TASK DIRECTIONS:
Without including any images, reproduce each entry exactly.

RECORDS SUPPLIED:
— START —

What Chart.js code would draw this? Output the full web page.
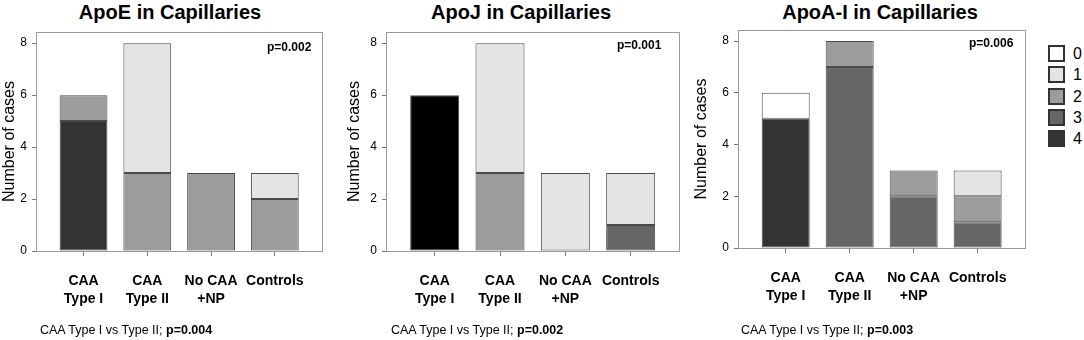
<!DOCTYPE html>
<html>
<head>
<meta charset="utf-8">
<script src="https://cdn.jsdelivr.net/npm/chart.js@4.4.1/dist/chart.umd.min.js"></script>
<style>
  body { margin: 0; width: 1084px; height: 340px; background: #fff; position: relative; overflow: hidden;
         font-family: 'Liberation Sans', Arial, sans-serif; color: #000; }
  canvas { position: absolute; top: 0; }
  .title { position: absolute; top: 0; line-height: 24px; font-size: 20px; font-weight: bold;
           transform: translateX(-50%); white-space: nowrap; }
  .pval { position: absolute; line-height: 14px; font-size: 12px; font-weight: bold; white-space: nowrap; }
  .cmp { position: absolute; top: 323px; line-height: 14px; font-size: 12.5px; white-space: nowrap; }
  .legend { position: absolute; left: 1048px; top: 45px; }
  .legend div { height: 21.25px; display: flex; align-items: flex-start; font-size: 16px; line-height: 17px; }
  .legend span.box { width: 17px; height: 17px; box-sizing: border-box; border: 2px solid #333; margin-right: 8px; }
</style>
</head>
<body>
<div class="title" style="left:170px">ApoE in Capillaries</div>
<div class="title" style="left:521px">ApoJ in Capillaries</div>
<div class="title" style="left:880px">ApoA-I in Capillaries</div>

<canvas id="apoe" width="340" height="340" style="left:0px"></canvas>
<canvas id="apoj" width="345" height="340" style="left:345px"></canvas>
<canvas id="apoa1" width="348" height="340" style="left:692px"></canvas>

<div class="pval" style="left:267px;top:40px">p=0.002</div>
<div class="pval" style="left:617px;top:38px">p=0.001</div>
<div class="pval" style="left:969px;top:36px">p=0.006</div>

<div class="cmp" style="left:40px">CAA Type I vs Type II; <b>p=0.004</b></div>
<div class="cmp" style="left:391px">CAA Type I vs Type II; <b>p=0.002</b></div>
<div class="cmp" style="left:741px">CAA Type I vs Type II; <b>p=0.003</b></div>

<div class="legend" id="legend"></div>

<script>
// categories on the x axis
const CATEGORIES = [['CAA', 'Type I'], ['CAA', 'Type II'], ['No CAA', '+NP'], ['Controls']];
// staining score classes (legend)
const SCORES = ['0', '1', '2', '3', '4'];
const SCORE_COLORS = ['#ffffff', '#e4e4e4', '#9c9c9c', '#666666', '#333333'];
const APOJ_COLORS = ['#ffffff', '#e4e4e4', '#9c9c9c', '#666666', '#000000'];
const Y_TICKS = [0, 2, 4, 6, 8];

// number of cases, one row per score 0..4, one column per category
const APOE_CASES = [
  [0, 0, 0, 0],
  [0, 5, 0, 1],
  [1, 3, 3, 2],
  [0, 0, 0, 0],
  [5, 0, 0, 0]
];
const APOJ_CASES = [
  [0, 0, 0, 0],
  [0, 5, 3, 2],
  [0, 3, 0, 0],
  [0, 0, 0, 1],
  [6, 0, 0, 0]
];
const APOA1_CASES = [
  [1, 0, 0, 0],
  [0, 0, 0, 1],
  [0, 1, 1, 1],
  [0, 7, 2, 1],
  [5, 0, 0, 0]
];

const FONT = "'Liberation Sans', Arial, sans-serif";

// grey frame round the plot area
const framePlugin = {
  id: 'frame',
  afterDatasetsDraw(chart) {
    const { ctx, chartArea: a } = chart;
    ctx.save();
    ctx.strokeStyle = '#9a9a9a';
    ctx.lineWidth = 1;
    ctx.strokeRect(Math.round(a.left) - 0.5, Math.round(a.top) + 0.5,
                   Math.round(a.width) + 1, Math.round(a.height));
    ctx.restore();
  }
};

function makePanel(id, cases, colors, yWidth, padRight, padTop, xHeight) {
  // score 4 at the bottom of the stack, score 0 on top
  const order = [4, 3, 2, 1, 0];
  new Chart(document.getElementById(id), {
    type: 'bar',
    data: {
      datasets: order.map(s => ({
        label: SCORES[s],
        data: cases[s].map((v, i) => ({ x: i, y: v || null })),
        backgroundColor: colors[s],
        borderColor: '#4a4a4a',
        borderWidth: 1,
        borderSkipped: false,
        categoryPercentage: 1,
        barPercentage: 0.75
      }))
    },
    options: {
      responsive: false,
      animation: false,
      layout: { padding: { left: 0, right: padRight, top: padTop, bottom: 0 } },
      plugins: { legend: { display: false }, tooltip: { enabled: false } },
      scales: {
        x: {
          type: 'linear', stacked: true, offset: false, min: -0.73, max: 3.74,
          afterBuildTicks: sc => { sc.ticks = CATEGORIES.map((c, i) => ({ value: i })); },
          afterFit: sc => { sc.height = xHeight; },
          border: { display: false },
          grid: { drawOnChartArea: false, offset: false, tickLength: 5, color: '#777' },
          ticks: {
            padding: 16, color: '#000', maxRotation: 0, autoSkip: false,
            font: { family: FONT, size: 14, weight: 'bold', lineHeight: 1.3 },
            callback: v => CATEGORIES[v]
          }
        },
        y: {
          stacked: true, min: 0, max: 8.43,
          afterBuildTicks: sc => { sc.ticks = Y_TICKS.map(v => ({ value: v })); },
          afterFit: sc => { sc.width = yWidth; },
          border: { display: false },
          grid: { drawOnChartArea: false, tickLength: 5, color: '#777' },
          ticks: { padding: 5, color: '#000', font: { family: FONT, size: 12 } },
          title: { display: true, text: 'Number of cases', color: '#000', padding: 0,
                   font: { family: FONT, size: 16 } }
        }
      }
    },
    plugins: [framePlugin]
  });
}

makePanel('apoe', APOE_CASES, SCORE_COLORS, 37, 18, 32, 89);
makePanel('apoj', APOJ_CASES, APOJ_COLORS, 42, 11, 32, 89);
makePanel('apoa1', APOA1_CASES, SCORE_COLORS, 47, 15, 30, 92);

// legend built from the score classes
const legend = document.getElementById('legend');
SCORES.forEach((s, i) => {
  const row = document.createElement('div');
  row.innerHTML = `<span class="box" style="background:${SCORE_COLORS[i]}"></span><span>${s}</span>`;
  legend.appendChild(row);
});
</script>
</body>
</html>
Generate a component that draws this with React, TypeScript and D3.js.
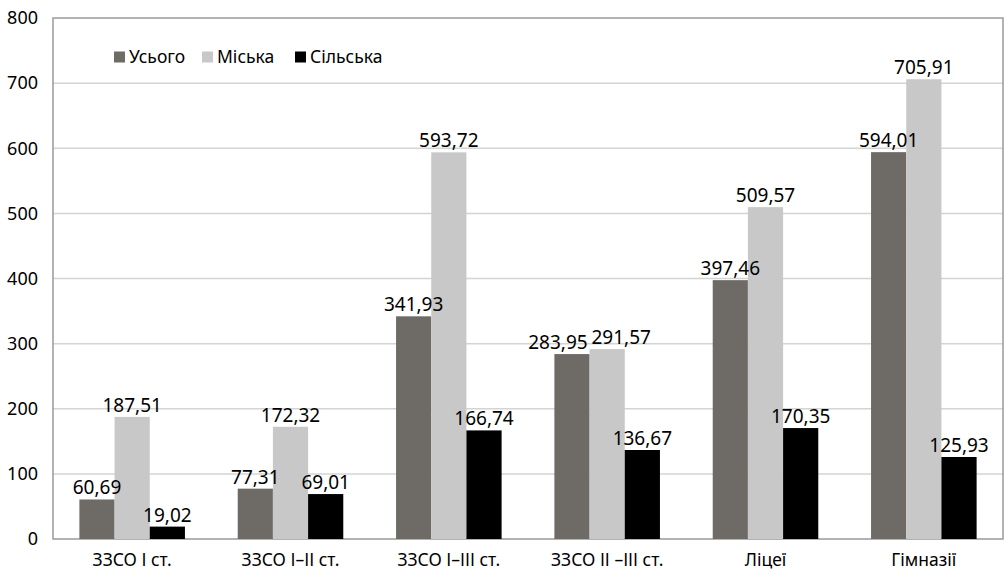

— END —

FINAL RESULT:
What Chart.js code would draw this? Output the full web page.
<!DOCTYPE html>
<html>
<head>
<meta charset="utf-8">
<script src="https://cdn.jsdelivr.net/npm/chart.js@4.4.1/dist/chart.umd.min.js"></script>
<style>
  body { margin: 0; width: 1084px; height: 340px; background: #fff; position: relative; overflow: hidden;
         font-family: 'Liberation Sans', Arial, sans-serif; color: #000; }
  canvas { position: absolute; top: 0; }
  .title { position: absolute; top: 0; line-height: 24px; font-size: 20px; font-weight: bold;
           transform: translateX(-50%); white-space: nowrap; }
  .pval { position: absolute; line-height: 14px; font-size: 12px; font-weight: bold; white-space: nowrap; }
  .cmp { position: absolute; top: 323px; line-height: 14px; font-size: 12.5px; white-space: nowrap; }
  .legend { position: absolute; left: 1048px; top: 45px; }
  .legend div { height: 21.25px; display: flex; align-items: flex-start; font-size: 16px; line-height: 17px; }
  .legend span.box { width: 17px; height: 17px; box-sizing: border-box; border: 2px solid #333; margin-right: 8px; }
</style>
</head>
<body>
<div class="title" style="left:170px">ApoE in Capillaries</div>
<div class="title" style="left:521px">ApoJ in Capillaries</div>
<div class="title" style="left:880px">ApoA-I in Capillaries</div>

<canvas id="apoe" width="340" height="340" style="left:0px"></canvas>
<canvas id="apoj" width="345" height="340" style="left:345px"></canvas>
<canvas id="apoa1" width="348" height="340" style="left:692px"></canvas>

<div class="pval" style="left:267px;top:40px">p=0.002</div>
<div class="pval" style="left:617px;top:38px">p=0.001</div>
<div class="pval" style="left:969px;top:36px">p=0.006</div>

<div class="cmp" style="left:40px">CAA Type I vs Type II; <b>p=0.004</b></div>
<div class="cmp" style="left:391px">CAA Type I vs Type II; <b>p=0.002</b></div>
<div class="cmp" style="left:741px">CAA Type I vs Type II; <b>p=0.003</b></div>

<div class="legend" id="legend"></div>

<script>
// categories on the x axis
const CATEGORIES = [['CAA', 'Type I'], ['CAA', 'Type II'], ['No CAA', '+NP'], ['Controls']];
// staining score classes (legend)
const SCORES = ['0', '1', '2', '3', '4'];
const SCORE_COLORS = ['#ffffff', '#e4e4e4', '#9c9c9c', '#666666', '#333333'];
const APOJ_COLORS = ['#ffffff', '#e4e4e4', '#9c9c9c', '#666666', '#000000'];
const Y_TICKS = [0, 2, 4, 6, 8];

// number of cases, one row per score 0..4, one column per category
const APOE_CASES = [
  [0, 0, 0, 0],
  [0, 5, 0, 1],
  [1, 3, 3, 2],
  [0, 0, 0, 0],
  [5, 0, 0, 0]
];
const APOJ_CASES = [
  [0, 0, 0, 0],
  [0, 5, 3, 2],
  [0, 3, 0, 0],
  [0, 0, 0, 1],
  [6, 0, 0, 0]
];
const APOA1_CASES = [
  [1, 0, 0, 0],
  [0, 0, 0, 1],
  [0, 1, 1, 1],
  [0, 7, 2, 1],
  [5, 0, 0, 0]
];

const FONT = "'Liberation Sans', Arial, sans-serif";

// grey frame round the plot area
const framePlugin = {
  id: 'frame',
  afterDatasetsDraw(chart) {
    const { ctx, chartArea: a } = chart;
    ctx.save();
    ctx.strokeStyle = '#9a9a9a';
    ctx.lineWidth = 1;
    ctx.strokeRect(Math.round(a.left) - 0.5, Math.round(a.top) + 0.5,
                   Math.round(a.width) + 1, Math.round(a.height));
    ctx.restore();
  }
};

function makePanel(id, cases, colors, yWidth, padRight, padTop, xHeight) {
  // score 4 at the bottom of the stack, score 0 on top
  const order = [4, 3, 2, 1, 0];
  new Chart(document.getElementById(id), {
    type: 'bar',
    data: {
      datasets: order.map(s => ({
        label: SCORES[s],
        data: cases[s].map((v, i) => ({ x: i, y: v || null })),
        backgroundColor: colors[s],
        borderColor: '#4a4a4a',
        borderWidth: 1,
        borderSkipped: false,
        categoryPercentage: 1,
        barPercentage: 0.75
      }))
    },
    options: {
      responsive: false,
      animation: false,
      layout: { padding: { left: 0, right: padRight, top: padTop, bottom: 0 } },
      plugins: { legend: { display: false }, tooltip: { enabled: false } },
      scales: {
        x: {
          type: 'linear', stacked: true, offset: false, min: -0.73, max: 3.74,
          afterBuildTicks: sc => { sc.ticks = CATEGORIES.map((c, i) => ({ value: i })); },
          afterFit: sc => { sc.height = xHeight; },
          border: { display: false },
          grid: { drawOnChartArea: false, offset: false, tickLength: 5, color: '#777' },
          ticks: {
            padding: 16, color: '#000', maxRotation: 0, autoSkip: false,
            font: { family: FONT, size: 14, weight: 'bold', lineHeight: 1.3 },
            callback: v => CATEGORIES[v]
          }
        },
        y: {
          stacked: true, min: 0, max: 8.43,
          afterBuildTicks: sc => { sc.ticks = Y_TICKS.map(v => ({ value: v })); },
          afterFit: sc => { sc.width = yWidth; },
          border: { display: false },
          grid: { drawOnChartArea: false, tickLength: 5, color: '#777' },
          ticks: { padding: 5, color: '#000', font: { family: FONT, size: 12 } },
          title: { display: true, text: 'Number of cases', color: '#000', padding: 0,
                   font: { family: FONT, size: 16 } }
        }
      }
    },
    plugins: [framePlugin]
  });
}

makePanel('apoe', APOE_CASES, SCORE_COLORS, 37, 18, 32, 89);
makePanel('apoj', APOJ_CASES, APOJ_COLORS, 42, 11, 32, 89);
makePanel('apoa1', APOA1_CASES, SCORE_COLORS, 47, 15, 30, 92);

// legend built from the score classes
const legend = document.getElementById('legend');
SCORES.forEach((s, i) => {
  const row = document.createElement('div');
  row.innerHTML = `<span class="box" style="background:${SCORE_COLORS[i]}"></span><span>${s}</span>`;
  legend.appendChild(row);
});
</script>
</body>
</html>
Generate a component that draws this with React, TypeScript and D3.js.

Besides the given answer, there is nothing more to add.